- _GIVEN INSTRUCTION_:
Repeat exactly the lines from the line with "Generate a Python" to the line with "plt.rcParams['font.family'] = ['Liberation", including both, and leave out any pictures.

[begin PROVIDED RECORDS]

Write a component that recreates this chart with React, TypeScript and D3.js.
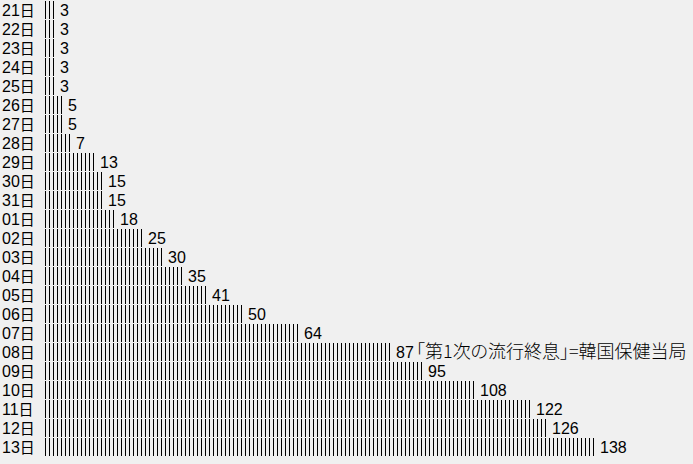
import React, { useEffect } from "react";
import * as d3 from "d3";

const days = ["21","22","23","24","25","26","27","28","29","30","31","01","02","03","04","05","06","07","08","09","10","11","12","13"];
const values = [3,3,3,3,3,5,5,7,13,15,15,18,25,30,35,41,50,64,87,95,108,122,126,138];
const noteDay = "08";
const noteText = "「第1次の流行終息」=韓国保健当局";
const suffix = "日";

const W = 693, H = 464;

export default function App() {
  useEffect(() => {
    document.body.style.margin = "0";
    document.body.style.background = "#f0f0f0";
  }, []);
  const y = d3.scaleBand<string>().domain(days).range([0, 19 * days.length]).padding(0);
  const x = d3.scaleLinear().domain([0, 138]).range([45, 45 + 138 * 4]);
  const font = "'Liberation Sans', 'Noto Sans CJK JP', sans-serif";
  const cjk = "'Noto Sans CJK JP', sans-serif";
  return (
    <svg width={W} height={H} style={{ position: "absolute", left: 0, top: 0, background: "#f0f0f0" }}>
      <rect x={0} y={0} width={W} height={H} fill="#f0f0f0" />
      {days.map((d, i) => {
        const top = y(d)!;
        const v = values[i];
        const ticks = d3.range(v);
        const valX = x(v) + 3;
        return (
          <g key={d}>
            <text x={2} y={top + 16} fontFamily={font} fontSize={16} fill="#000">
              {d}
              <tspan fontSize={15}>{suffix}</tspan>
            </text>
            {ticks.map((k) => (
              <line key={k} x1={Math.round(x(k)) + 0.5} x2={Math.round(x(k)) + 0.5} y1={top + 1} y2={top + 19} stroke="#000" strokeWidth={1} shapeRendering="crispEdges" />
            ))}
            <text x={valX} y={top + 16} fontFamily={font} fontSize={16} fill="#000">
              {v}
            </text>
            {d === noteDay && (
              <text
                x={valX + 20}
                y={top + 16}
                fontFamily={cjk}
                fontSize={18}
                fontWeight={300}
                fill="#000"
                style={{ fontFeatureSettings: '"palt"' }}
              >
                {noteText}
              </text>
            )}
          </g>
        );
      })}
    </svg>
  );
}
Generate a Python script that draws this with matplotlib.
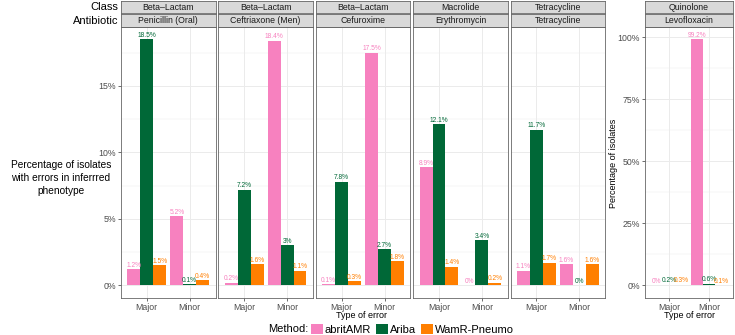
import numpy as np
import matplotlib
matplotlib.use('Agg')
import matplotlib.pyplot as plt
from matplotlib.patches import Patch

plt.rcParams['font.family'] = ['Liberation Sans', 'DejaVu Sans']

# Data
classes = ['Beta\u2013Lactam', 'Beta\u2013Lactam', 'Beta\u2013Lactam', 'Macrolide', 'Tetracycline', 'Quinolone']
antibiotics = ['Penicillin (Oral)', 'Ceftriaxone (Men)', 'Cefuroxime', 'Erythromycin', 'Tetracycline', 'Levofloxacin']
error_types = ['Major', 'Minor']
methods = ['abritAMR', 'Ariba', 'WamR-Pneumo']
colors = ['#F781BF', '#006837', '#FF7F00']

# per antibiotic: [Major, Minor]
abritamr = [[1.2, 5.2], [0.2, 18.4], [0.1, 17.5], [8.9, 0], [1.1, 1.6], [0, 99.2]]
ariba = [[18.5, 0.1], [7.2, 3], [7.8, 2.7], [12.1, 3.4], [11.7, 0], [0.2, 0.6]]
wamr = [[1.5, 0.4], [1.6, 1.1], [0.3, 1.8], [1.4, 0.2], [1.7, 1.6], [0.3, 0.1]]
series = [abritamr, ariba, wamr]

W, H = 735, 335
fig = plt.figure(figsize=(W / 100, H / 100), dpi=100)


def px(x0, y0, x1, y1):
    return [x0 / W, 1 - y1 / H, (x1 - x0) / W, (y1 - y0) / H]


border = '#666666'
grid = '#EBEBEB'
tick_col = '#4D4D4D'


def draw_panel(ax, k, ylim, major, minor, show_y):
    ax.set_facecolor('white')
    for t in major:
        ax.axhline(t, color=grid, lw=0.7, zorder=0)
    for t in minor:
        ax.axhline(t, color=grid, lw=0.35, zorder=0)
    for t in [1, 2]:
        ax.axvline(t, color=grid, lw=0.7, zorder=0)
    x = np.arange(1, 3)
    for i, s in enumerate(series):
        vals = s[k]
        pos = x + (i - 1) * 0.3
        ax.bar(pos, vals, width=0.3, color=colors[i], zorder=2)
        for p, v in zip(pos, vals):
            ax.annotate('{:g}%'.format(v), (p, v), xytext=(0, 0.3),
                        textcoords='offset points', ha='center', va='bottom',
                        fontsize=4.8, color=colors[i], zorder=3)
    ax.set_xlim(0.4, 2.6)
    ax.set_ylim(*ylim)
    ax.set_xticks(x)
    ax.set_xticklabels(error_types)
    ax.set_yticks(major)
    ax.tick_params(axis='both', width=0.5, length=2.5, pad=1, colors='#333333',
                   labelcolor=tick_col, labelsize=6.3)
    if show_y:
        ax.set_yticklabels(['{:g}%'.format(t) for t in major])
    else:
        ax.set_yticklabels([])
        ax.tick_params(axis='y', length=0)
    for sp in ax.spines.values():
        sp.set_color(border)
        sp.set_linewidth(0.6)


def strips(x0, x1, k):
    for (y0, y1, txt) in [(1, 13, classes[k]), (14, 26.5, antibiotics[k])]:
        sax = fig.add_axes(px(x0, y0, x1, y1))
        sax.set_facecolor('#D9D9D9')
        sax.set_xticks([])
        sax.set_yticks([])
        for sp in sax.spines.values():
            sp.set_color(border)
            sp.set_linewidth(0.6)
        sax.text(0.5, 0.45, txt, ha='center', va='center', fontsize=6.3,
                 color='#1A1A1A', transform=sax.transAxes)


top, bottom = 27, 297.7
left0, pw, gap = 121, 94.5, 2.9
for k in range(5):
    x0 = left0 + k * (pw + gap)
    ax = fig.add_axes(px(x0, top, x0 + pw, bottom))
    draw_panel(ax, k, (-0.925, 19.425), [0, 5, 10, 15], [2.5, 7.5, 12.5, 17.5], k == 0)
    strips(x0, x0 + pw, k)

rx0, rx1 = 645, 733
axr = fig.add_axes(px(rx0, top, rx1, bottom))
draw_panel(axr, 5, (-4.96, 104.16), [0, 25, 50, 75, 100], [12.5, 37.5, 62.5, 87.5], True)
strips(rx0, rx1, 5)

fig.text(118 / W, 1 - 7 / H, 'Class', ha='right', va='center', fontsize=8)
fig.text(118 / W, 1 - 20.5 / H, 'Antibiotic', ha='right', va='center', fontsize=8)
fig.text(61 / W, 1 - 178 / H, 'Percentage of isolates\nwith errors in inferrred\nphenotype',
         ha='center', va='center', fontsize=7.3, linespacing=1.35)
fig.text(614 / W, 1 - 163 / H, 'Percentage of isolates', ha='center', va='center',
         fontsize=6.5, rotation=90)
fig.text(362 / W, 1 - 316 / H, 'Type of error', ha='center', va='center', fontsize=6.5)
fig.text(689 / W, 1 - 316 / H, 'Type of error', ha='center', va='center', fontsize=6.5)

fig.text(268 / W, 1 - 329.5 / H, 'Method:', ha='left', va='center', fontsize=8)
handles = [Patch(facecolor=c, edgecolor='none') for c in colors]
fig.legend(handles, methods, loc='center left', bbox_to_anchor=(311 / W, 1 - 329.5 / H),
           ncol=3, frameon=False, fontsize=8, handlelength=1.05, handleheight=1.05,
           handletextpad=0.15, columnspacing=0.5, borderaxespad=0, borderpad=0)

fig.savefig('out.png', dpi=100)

[end PROVIDED RECORDS]

- _RESPONSE BELOW_:
Generate a Python script that draws this with matplotlib.
import numpy as np
import matplotlib
matplotlib.use('Agg')
import matplotlib.pyplot as plt
from matplotlib.patches import Patch

plt.rcParams['font.family'] = ['Liberation Sans', 'DejaVu Sans']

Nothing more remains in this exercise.